The original intention of the New Panama Canal Company in bringing the subject before the United States was not to sell its rights on the Isthmus but to reincorporate and receive the support of American wealth. However, it was evident that the United States desired absolute control, and accordingly the consent of Colombia to a transfer was obtained and the Company prepared a classified list of its properties which it placed before the Isthmian Canal Commission on October 2, 1901 with the statement that the sums given were not to be considered as final but were merely presented as a basis for discussion. The Commission, however, refused to take this view of the matter and persisted in considering the prices offered as constituting, when summed up, a definite lump sum for which the Company would sell its property. This lump sum was $109,141,500. The Commission’s valuation was $40,000,000. Consequently when the Commission made its final report it closed with these words, “Having in view the terms offered by the New Panama Canal Company this Commission is of the opinion that the most practicable and feasible route for an Isthmian Canal to be under the control, management, and ownership of the United States is that known as the Nicaragua route.”

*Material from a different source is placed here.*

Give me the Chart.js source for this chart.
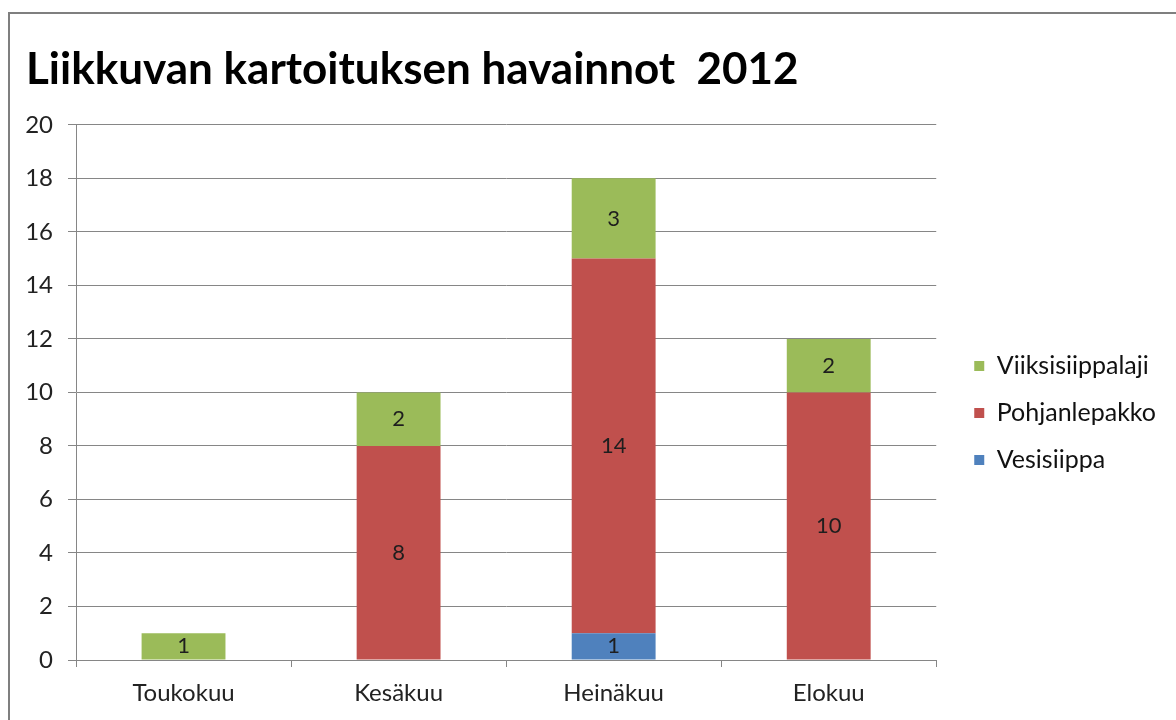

When the French Company heard this report it immediately offered to sell its property for $40,000,000. Accordingly the Commission made a supplementary report on January 18, 1902 stating that “After considering the changed conditions that now exist, the Commission is of the opinion that the most practicable and feasible route for an Isthmian canal to be under the control, management, and ownership of the United States is that known as the Panama route.”

Thus it came about that the United States was authorized to obtain permanent possession of the concessions and properties of the New Panama Canal Company at a very low price.